Quando criança, eu costumava subir em um pé de seriguela e, de lá, conseguia enxergar além dos muros que cercavam a casa dos meus pais. Era fascinante e, ao mesmo tempo, um pouco assustador descobrir que existia um mundo vasto além do meu bairro. Daquela altura, eu via as pessoas passando ao longe, pela estrada, e me maravilhava com a possiblidade de um dia conseguir atravessar os muros, a lagoa que dividia a cidade ao meio, e ir além dos limites que me impuseram.
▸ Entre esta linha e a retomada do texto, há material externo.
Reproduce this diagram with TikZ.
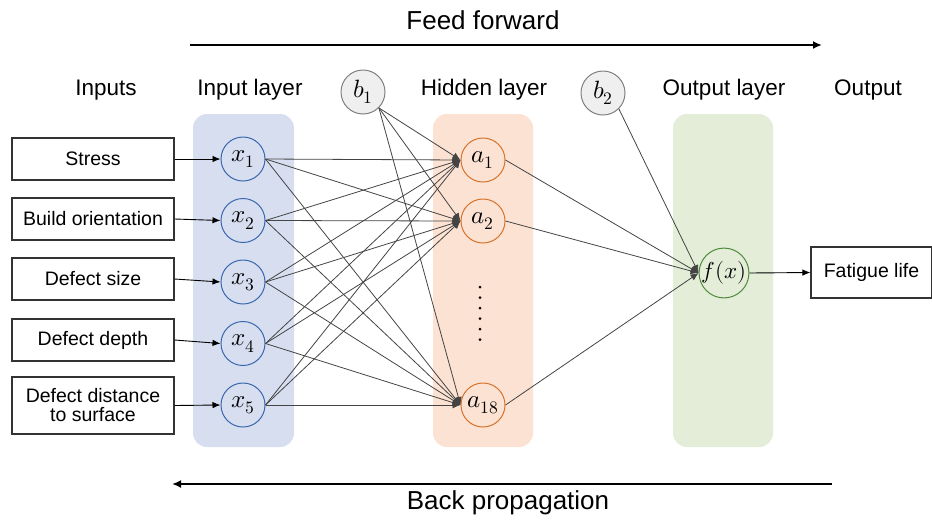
\documentclass[tikz,border=0pt]{standalone}
\usepackage{unicode-math}
\setmainfont{Liberation Sans}
\setmathfont{Latin Modern Math}
\usetikzlibrary{arrows.meta}

\definecolor{inbg}{HTML}{D7DEF0}
\definecolor{hidbg}{HTML}{FCE2D3}
\definecolor{outbg}{HTML}{E3EDD8}
\definecolor{inring}{HTML}{3B67B0}
\definecolor{hidring}{HTML}{D8732B}
\definecolor{outring}{HTML}{4E8A3A}
\definecolor{biasfill}{HTML}{EFEFEF}
\definecolor{wire}{HTML}{444444}

\tikzset{
	head/.style={font=\fontsize{22.5}{27}\selectfont},
	flow/.style={font=\fontsize{26}{31}\selectfont},
	databox/.style={draw=black!80, line width=1.2pt, minimum width=162pt, minimum height=42pt, inner sep=1pt, align=center, font=\fontsize{19.5}{22}\selectfont},
	neuron/.style={circle, line width=1pt, minimum size=44pt, inner sep=0pt, font=\fontsize{25}{27}\selectfont},
	bias/.style={neuron, draw=black!50, fill=biasfill},
	link/.style={draw=wire, line width=0.8pt, -{Latex[length=8pt, width=7pt]}},
	feed/.style={draw=black, line width=0.9pt, -{Latex[length=8pt, width=6.5pt]}},
}

\begin{document}
\begin{tikzpicture}[x=1pt, y=-1pt]
	\useasboundingbox (0,0) rectangle (932,523);
	% Layer panels:
	\fill[inbg, rounded corners=14pt] (193,114) rectangle (294,447);
	\fill[hidbg, rounded corners=14pt] (433,114) rectangle (533,447);
	\fill[outbg, rounded corners=14pt] (673,114) rectangle (773,447);

	% Headers and directions:
	\node[flow] (ff) at (483,20) {Feed forward};
	\node[flow] (bp) at (508,503) {Back propagation};
	\coordinate (ffa) at (190,45);
	\coordinate (ffb) at (822,45);
	\coordinate (bpa) at (832,484);
	\coordinate (bpb) at (172,484);
	\draw[line width=1.8pt, -{Latex[length=9pt, width=8pt]}] (ffa) -- (ffb);
	\draw[line width=1.8pt, -{Latex[length=9pt, width=8pt]}] (bpa) -- (bpb);
	\node[head] (hinputs) at (106,90) {Inputs};
	\node[head] (hinlayer) at (250,90) {Input layer};
	\node[head] (hhidden) at (484,90) {Hidden layer};
	\node[head] (houtlayer) at (724,90) {Output layer};
	\node[head] (houtput) at (868,90) {Output};

	% Inputs:
	\node[databox] (stress) at (93,159) {Stress};
	\node[databox] (orient) at (93,219) {Build orientation};
	\node[databox] (dsize) at (93,279) {Defect size};
	\node[databox] (ddepth) at (93,340) {Defect depth};
	\node[databox, minimum height=57pt] (ddist) at (93,405.5) {Defect distance\\[-3pt]to surface};
	\node[databox, minimum width=121pt, minimum height=51pt] (life) at (871.5,272.5) {Fatigue life};

	% Neurons:
	\node[neuron, draw=inring] (x1) at (243,159) {$x_1$};
	\node[neuron, draw=inring] (x2) at (243,220.5) {$x_2$};
	\node[neuron, draw=inring] (x3) at (243,282) {$x_3$};
	\node[neuron, draw=inring] (x4) at (243,343.5) {$x_4$};
	\node[neuron, draw=inring] (x5) at (243,405) {$x_5$};
	\node[neuron, draw=hidring] (a1) at (483,160) {$a_1$};
	\node[neuron, draw=hidring] (a2) at (483,221) {$a_2$};
	\node[neuron, draw=hidring] (a18) at (483,405) {$a_{18}$};
	\node[neuron, draw=outring, minimum size=46pt, font=\fontsize{23}{25}\selectfont] (fx) at (724,273) {$f(x)$};
	\node[bias] (b1) at (363,92) {$b_1$};
	\node[bias] (b2) at (603,93) {$b_2$};
	\fill (480,287) circle (1.5pt) (480,297.5) circle (1.5pt) (480,308) circle (1.5pt)
		(480,318.5) circle (1.5pt) (480,329) circle (1.5pt) (480,339.5) circle (1.5pt);

	% Wires:
	\draw[feed] (stress.east) -- (x1.west);
	\draw[feed] (orient.east) -- (x2.west);
	\draw[feed] (dsize.east) -- (x3.west);
	\draw[feed] (ddepth.east) -- (x4.west);
	\draw[feed] (ddist.east) -- (x5.west);
	\draw[link] (x1.east) -- (a1.west);
	\draw[link] (x1.east) -- (a2.west);
	\draw[link] (x1.east) -- (a18.west);
	\draw[link] (x2.east) -- (a1.west);
	\draw[link] (x2.east) -- (a2.west);
	\draw[link] (x2.east) -- (a18.west);
	\draw[link] (x3.east) -- (a1.west);
	\draw[link] (x3.east) -- (a2.west);
	\draw[link] (x3.east) -- (a18.west);
	\draw[link] (x4.east) -- (a1.west);
	\draw[link] (x4.east) -- (a2.west);
	\draw[link] (x4.east) -- (a18.west);
	\draw[link] (x5.east) -- (a1.west);
	\draw[link] (x5.east) -- (a2.west);
	\draw[link] (x5.east) -- (a18.west);
	\draw[link] (b1.south east) -- (a1.west);
	\draw[link] (b1.south east) -- (a2.west);
	\draw[link] (b1.south east) -- (a18.west);
	\draw[link] (a1.east) -- (fx.west);
	\draw[link] (a2.east) -- (fx.west);
	\draw[link] (a18.east) -- (fx.west);
	\draw[link] (b2.south east) -- (fx.west);
	\draw[feed] (fx.east) -- (life.west);
\end{tikzpicture}
\end{document}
Para mim, sair daquele pequeno espaço era sinônimo de liberdade. Com o passar dos anos, aquele pedaço da cidade começou a se assemelhar a uma jaula, e eu, como um passarinho, me senti presa, incapaz de voar, limitada pelas barreiras invisíveis que aquele lugar impunha. Não pude ir além das possibilidades restritas desse espaço, sobretudo porque os obstáculos não eram apenas físicos, mas também sociais, econômicos e emocionais, moldados por expectativas e limitações.
Quando finalmente deixei minha cidade natal para morar na capital do estado e trabalhar em um instituto federal, realizei dois grandes sonhos de uma só vez. A mudança, no entanto, trouxe desafios: viver longe da família, em um lugar onde eu não tinha amigos, foi uma experiência desafiadora, às vezes assustadora e profundamente solitária. Apesar disso, conquistei uma independência imensa, aprendi coisas novas e me vi cercada por uma variedade de opções culturais.
Eu, meu doguinho Logan e minha sobrinha Bianca.
Desde 2019, quando me mudei para Natal, um dos meus maiores medos era a possibilidade de voltar a morar na cidade onde nasci. Carrego muitos traumas relacionados a acontecimentos e pessoas daquela região. Certa vez, na ignorância do momento, e como um ato de desespero, disse que preferia morr*r a ter que voltar a viver no interior. Essa declaração, embora extrema, reflete a profundidade das marcas que aquele lugar deixou sobre mim.
E então, aqui estou, após 5 anos, de volta à minha cidade natal. Há três semanas, voltei a morar com meus pais. Minha vida passou por uma grande reviravolta, e o ponto de virada foi uma depressão que enfrentei em 2023. Estou 90% curada, pois ainda tenho recaídas drásticas. Esse retorno, que outrora era o maior dos meus medos, agora se tornou parte do meu processo de recomeço. Mesmo carregando os traumas do passado, percebo que estou em um novo momento, em que talvez seja necessário revisitar minhas origens para compreender o meu estado espiritual e me curar das feridas que ainda carrego comigo.
Minha psicóloga interpretou este momento que estou vivendo como um período de convalescimento, especialmente uma cura ligada à minha infância. Voltar para a casa dos meus pais e para a cidade onde cresci, representa a chance de revisitar feridas antigas, compreendê-las e, quem sabe, transformá-las. É como se esse retorno fosse uma oportunidade de ressignificar as memórias e as experiências que moldaram quem sou, para finalmente encontrar minha liberdade.
Estar aqui não tem sido fácil. Em alguns momentos, a angústia e a frustração retornam com força, e há dias em que, apesar dos meus esforços, não consigo sair de casa. Sei que ficar trancada no meu quarto pode agravar meu estado mental, mas também existem instantes de clareza, em que consigo perceber o quanto já caminhei e evoluí como pessoa. E, acima de tudo, percebo que não estou em um espaço vazio; tenho companhia e apoio emocional ao meu lado. Tento enxergar este período como uma oportunidade de crescimento, de reencontrar a criança que um dia sonhava em voar além dos muros e que, agora, entende que os verdadeiros muros, muitas vezes, estão dentro de nós, na nossa mente.
Minha psicóloga me encorajou a olhar para o que antes era apenas dor como um espaço de aprendizado e acolhimento. Dessa forma, cada memória revisitada, cada medo enfrentado e cada nova percepção surgem como pequenos passos em direção à cura. Talvez este retorno seja o início de um processo para me tornar mais inteira, mais livre, e finalmente encontrar a paz, tanto com o passado quanto comigo mesma.